— START Records for processing —
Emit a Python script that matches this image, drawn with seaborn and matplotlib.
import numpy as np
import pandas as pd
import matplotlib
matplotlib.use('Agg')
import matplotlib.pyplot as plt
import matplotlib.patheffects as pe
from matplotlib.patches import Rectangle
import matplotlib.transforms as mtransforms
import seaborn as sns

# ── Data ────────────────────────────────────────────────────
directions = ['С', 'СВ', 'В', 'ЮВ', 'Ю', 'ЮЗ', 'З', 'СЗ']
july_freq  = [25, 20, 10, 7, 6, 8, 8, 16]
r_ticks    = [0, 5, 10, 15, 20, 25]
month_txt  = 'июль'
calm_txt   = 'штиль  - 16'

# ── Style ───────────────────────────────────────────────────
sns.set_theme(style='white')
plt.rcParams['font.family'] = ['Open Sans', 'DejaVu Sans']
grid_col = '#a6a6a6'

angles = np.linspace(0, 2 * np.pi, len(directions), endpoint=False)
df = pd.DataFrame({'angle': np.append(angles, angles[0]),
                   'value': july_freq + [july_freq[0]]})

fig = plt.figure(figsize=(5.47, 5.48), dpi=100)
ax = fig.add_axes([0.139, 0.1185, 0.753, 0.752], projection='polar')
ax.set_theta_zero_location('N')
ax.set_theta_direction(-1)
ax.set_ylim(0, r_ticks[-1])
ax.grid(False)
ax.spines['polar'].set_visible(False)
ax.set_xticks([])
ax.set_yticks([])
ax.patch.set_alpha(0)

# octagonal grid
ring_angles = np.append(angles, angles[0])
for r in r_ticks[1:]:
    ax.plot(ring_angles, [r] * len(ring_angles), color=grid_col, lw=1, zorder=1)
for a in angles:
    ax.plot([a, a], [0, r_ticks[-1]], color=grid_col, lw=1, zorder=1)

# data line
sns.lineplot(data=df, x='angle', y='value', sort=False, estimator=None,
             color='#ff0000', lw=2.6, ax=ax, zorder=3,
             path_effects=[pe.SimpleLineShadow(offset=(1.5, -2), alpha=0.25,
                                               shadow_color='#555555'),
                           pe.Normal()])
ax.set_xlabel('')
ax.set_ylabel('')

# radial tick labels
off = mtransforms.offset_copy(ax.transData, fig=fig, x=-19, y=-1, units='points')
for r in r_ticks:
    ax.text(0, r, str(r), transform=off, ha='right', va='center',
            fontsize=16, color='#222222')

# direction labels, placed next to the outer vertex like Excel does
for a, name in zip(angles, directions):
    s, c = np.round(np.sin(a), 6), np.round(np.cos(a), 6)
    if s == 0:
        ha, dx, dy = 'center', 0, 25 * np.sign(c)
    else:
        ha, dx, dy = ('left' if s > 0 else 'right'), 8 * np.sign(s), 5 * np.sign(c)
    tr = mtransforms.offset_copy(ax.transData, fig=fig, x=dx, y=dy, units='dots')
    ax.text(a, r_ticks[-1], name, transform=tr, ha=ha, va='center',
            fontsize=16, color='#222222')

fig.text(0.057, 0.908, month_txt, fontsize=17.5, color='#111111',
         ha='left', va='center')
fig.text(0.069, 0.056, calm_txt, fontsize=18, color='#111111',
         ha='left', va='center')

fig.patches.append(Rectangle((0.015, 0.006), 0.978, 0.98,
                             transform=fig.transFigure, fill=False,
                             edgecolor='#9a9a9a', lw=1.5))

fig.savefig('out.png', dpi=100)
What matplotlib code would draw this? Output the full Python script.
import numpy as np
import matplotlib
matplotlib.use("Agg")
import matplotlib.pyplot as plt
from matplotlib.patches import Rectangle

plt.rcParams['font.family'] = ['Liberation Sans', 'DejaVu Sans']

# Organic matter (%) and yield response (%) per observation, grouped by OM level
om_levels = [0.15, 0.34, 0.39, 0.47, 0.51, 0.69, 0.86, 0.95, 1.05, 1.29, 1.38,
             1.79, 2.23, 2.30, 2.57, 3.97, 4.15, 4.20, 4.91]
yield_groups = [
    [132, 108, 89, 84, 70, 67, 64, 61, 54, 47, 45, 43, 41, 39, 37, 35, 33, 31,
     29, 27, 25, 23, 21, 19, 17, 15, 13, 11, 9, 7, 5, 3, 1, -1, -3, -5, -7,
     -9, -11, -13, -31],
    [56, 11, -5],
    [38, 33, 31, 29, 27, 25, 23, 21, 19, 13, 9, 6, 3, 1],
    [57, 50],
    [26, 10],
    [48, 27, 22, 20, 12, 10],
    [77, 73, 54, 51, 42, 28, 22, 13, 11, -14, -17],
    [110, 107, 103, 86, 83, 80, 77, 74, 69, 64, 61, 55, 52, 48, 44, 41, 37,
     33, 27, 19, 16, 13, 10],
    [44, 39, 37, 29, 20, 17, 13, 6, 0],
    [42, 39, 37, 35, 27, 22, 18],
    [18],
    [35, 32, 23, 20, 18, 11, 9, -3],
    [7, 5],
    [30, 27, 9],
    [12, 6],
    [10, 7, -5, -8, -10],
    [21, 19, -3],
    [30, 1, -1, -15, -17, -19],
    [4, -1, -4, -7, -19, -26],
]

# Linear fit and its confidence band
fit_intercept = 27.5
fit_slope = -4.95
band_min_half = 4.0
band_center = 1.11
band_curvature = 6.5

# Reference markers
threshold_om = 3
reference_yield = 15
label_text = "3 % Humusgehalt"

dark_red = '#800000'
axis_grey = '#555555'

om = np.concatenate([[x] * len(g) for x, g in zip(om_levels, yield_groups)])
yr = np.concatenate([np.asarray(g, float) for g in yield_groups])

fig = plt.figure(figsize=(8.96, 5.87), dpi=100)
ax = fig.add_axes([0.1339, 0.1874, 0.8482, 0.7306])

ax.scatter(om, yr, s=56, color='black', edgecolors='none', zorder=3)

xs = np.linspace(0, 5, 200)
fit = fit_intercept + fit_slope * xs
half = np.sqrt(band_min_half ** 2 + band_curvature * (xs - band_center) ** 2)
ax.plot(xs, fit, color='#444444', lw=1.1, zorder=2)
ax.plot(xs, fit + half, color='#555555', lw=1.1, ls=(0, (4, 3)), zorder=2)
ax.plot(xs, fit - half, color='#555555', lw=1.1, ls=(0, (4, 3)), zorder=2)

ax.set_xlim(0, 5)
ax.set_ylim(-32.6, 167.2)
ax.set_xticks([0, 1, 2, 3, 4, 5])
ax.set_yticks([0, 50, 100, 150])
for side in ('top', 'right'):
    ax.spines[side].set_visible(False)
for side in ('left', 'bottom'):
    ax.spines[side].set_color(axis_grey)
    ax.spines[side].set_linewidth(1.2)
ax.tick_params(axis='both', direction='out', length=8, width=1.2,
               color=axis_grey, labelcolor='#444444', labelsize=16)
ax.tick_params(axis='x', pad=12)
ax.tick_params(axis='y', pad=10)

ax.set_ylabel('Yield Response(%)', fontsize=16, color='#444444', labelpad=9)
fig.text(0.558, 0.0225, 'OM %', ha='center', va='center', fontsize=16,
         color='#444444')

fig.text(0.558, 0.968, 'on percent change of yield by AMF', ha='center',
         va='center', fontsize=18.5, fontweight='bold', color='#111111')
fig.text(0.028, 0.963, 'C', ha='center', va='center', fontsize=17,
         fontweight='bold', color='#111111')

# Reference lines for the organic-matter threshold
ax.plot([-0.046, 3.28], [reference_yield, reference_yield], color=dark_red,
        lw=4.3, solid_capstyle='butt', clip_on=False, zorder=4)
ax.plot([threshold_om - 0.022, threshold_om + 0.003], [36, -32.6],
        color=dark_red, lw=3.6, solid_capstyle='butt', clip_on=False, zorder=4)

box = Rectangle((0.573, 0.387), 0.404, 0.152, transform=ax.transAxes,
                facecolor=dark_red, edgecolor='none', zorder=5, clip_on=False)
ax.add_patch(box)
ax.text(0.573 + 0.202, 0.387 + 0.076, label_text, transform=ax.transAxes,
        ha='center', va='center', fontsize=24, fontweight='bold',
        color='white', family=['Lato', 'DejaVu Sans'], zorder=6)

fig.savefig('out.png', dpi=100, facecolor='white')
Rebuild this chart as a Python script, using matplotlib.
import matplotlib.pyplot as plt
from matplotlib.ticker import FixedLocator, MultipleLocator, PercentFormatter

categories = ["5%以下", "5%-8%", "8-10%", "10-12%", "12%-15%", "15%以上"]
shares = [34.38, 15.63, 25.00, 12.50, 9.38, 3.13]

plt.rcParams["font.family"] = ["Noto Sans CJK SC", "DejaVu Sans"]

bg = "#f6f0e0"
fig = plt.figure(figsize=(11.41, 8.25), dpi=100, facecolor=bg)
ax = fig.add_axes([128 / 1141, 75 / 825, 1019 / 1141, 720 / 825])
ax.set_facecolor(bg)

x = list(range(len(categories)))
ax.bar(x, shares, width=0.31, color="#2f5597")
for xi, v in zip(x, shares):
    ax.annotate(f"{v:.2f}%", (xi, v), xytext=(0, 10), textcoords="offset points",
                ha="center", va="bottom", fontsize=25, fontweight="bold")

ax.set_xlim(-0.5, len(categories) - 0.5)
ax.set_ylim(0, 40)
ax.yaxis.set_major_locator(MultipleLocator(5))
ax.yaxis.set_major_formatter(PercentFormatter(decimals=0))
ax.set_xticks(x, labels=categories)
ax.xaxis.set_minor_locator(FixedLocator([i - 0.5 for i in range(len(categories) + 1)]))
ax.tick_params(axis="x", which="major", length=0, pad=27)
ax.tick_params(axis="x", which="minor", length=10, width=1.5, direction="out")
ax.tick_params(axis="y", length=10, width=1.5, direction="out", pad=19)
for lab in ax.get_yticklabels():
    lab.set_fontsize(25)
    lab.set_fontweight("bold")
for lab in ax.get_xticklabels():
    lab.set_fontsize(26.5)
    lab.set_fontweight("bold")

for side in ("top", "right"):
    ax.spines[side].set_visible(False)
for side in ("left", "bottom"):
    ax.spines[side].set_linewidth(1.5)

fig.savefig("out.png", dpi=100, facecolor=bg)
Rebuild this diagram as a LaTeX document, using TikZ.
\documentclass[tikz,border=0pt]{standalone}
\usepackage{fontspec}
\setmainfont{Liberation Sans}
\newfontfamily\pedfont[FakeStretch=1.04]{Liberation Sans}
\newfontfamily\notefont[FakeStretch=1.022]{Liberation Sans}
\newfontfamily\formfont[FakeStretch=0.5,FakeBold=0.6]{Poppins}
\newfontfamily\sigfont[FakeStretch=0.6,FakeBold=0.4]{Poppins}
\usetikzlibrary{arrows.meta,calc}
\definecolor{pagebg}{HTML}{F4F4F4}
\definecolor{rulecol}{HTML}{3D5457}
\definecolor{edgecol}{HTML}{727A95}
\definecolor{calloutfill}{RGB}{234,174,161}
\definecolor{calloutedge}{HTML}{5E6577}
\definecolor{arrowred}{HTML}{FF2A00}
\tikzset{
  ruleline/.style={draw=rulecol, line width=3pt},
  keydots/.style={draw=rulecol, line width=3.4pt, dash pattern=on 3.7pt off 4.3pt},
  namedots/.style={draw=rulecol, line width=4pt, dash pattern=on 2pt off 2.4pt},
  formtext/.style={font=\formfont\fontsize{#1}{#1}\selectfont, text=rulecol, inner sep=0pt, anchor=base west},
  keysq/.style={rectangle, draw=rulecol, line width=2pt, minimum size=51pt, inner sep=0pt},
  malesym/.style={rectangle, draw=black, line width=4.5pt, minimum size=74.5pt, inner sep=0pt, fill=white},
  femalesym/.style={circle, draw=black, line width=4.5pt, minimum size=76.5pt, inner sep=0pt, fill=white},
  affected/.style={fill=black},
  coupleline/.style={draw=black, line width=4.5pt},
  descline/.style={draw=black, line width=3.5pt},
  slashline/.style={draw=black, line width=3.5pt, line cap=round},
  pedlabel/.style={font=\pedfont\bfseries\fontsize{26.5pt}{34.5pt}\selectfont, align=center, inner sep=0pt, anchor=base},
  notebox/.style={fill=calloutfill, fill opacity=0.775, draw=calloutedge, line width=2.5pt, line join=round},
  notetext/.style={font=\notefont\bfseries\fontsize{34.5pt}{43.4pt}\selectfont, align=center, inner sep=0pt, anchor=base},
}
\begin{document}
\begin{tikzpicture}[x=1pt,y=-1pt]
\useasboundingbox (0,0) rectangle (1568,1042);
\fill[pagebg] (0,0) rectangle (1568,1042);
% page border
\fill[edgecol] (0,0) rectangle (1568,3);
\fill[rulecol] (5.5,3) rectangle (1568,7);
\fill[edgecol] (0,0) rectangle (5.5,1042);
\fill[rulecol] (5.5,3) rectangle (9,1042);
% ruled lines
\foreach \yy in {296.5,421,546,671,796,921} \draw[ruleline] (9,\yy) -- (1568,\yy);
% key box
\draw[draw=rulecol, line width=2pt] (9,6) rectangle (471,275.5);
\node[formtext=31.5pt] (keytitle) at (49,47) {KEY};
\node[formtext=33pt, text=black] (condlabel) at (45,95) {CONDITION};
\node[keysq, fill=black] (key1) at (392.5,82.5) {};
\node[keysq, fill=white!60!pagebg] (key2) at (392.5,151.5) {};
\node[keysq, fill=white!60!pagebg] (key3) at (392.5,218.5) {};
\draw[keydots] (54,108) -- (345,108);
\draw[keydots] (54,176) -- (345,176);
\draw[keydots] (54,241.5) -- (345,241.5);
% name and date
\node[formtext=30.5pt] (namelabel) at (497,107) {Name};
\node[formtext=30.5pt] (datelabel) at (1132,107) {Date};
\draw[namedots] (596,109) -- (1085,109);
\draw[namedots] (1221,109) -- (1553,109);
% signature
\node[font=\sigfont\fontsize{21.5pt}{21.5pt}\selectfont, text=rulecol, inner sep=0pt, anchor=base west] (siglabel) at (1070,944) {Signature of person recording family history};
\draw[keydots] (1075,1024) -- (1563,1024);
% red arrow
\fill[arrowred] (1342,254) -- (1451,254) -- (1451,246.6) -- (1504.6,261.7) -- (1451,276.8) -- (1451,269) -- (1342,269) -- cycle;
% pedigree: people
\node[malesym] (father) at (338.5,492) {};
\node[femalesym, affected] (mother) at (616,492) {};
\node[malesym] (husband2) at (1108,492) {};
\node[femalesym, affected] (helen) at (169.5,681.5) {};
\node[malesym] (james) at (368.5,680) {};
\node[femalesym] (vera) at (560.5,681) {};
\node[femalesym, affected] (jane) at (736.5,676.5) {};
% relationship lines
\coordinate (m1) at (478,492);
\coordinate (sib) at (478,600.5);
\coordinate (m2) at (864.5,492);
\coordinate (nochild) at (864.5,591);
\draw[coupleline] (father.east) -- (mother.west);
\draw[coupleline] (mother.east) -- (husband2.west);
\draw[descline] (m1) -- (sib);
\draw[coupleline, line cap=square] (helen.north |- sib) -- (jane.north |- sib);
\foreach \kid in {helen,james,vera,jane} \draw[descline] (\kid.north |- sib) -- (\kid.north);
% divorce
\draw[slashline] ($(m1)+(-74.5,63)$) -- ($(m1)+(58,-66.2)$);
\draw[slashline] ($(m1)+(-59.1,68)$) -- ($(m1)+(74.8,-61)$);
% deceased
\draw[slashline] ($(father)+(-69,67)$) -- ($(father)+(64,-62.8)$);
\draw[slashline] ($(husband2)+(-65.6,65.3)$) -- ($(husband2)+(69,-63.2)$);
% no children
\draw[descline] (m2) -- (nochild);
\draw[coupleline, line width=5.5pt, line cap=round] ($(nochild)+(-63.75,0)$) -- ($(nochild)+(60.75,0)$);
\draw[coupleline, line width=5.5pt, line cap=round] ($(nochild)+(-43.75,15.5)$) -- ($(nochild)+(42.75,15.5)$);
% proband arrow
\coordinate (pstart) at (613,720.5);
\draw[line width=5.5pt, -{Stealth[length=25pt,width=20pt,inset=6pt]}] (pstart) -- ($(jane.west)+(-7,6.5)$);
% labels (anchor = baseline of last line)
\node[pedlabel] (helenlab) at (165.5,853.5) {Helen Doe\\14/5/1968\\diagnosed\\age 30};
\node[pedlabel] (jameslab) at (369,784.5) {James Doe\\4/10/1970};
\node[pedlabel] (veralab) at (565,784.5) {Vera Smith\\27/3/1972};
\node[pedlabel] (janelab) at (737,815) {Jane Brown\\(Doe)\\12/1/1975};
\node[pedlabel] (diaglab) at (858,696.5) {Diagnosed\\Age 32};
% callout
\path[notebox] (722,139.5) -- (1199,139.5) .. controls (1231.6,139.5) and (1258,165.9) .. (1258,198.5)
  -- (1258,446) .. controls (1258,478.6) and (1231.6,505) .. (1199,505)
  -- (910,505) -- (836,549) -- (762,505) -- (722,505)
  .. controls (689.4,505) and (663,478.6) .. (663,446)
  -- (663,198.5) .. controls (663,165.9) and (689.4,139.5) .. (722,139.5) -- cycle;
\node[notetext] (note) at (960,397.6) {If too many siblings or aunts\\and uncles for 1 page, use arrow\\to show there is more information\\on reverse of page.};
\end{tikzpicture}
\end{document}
— END Records for processing —
◆ Problem: Retype, word for word, every line from the line with "Rebuild this chart" to the line with "ax.set_facecolor(bg)", inclusive. Add nothing.

◆ Solution to the exercise:
Rebuild this chart as a Python script, using matplotlib.
import matplotlib.pyplot as plt
from matplotlib.ticker import FixedLocator, MultipleLocator, PercentFormatter

categories = ["5%以下", "5%-8%", "8-10%", "10-12%", "12%-15%", "15%以上"]
shares = [34.38, 15.63, 25.00, 12.50, 9.38, 3.13]

plt.rcParams["font.family"] = ["Noto Sans CJK SC", "DejaVu Sans"]

bg = "#f6f0e0"
fig = plt.figure(figsize=(11.41, 8.25), dpi=100, facecolor=bg)
ax = fig.add_axes([128 / 1141, 75 / 825, 1019 / 1141, 720 / 825])
ax.set_facecolor(bg)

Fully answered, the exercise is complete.